The space backer typically thrives in schemes like quarters, blitzes, or cover 3 provided he doesn't have to turn and run with explosive receivers. If he's playing a lot of coverage in space he's vulnerable but if he's making quick reads and flying to the ball he's in great shape.
Some teams will move the space-backer to inside linebacker against four receiver formations or on passing downs so they can play a better coverage player at the nickel.
Examples include OU's Eric Striker, Oklahoma State's Shaun Lewis, or Michigan State's Denicos Allen.
The big nickel
Another common tactic to fill this position is to play a third safety on the field. In the NFL this type of personnel package is called a "big nickel" set since the goal is to put a DB on the field who won't be a liability in stopping the run.
These players often have the versatility to handle a myriad of assignments, including playing underneath coverage and being a part of the run fits, blitzing, or playing some man coverage. However, they are generally less effective in each role than a corner or space-backer would be and simply provide the defense with versatility and competence against all of the offensive looks they have to face.
A player who can help you be sound while wearing multiple hats is very valuable in today's game. If he excels in one facet or another? All the better.
Examples include Jarrick Williams of Alabama and Sam Carter of TCU, both of whom are very versatile and Sam Carter is effective enough vs the run that he can play inside at linebacker and could be labelled a space-backer.
The third corner
The main way teams are finding to be option sound against today's option is to embrace man coverage, so every position in the defensive backfield typically needs to be able to man up with at least some offensive skill players. The more good man coverage players you can put on the field, the better things will be for everyone else on the field in your defense.
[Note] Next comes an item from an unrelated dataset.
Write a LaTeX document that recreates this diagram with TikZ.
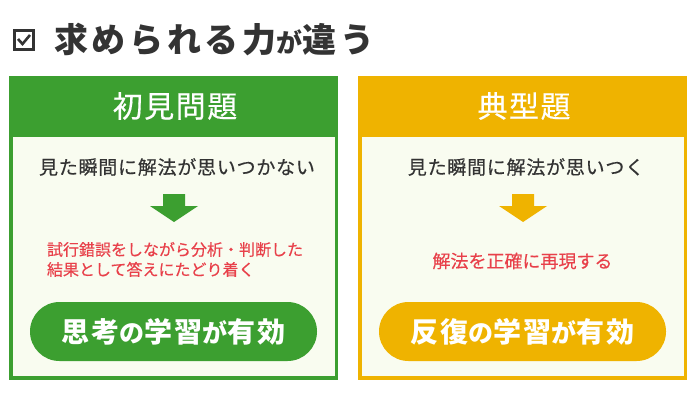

This has led teams to move more in the direction of playing a cornerback as the nickel. With schemes like cover 3 and "special" the defense can rely on the man coverage abilities of their nickelback to free up their safeties and linebackers to handle the run while the nickel erases a troublesome slot receiver.
That said, it's impossible to protect the nickel from all run responsibilities so this can't be just any cornerback it needs to be someone who will tackle and who can understand and handle run fits. When this player can be trusted to make tackles against the run, play great man coverage, and blitz the edge he's arguably the best option college teams can find for filling the nickel role.
Tough, physical cornerbacks often allow for greater versatility in coverage schemes and are often quick and anticipatory enough to make the quick game a risky business for offenses that don't want to throw interceptions. They are also generally much quicker at responding to option plays on the edge than either the space-backer or the big nickel thanks to superior quickness, although they aren't as punishing of tacklers or as good at taking on blocks.
Examples include LSU's Honey Badger, Florida State's Lamarcus Joyner, and Texas' Quandre Diggs.
However, now that the NFL is paying top dollar to nickelbacks you can expect some of America's best athletes to start developing their skills to fill this role and then perhaps defenses can adjust to accommodate an influx of superior talent. Keep an eye for how this position develops in 2014.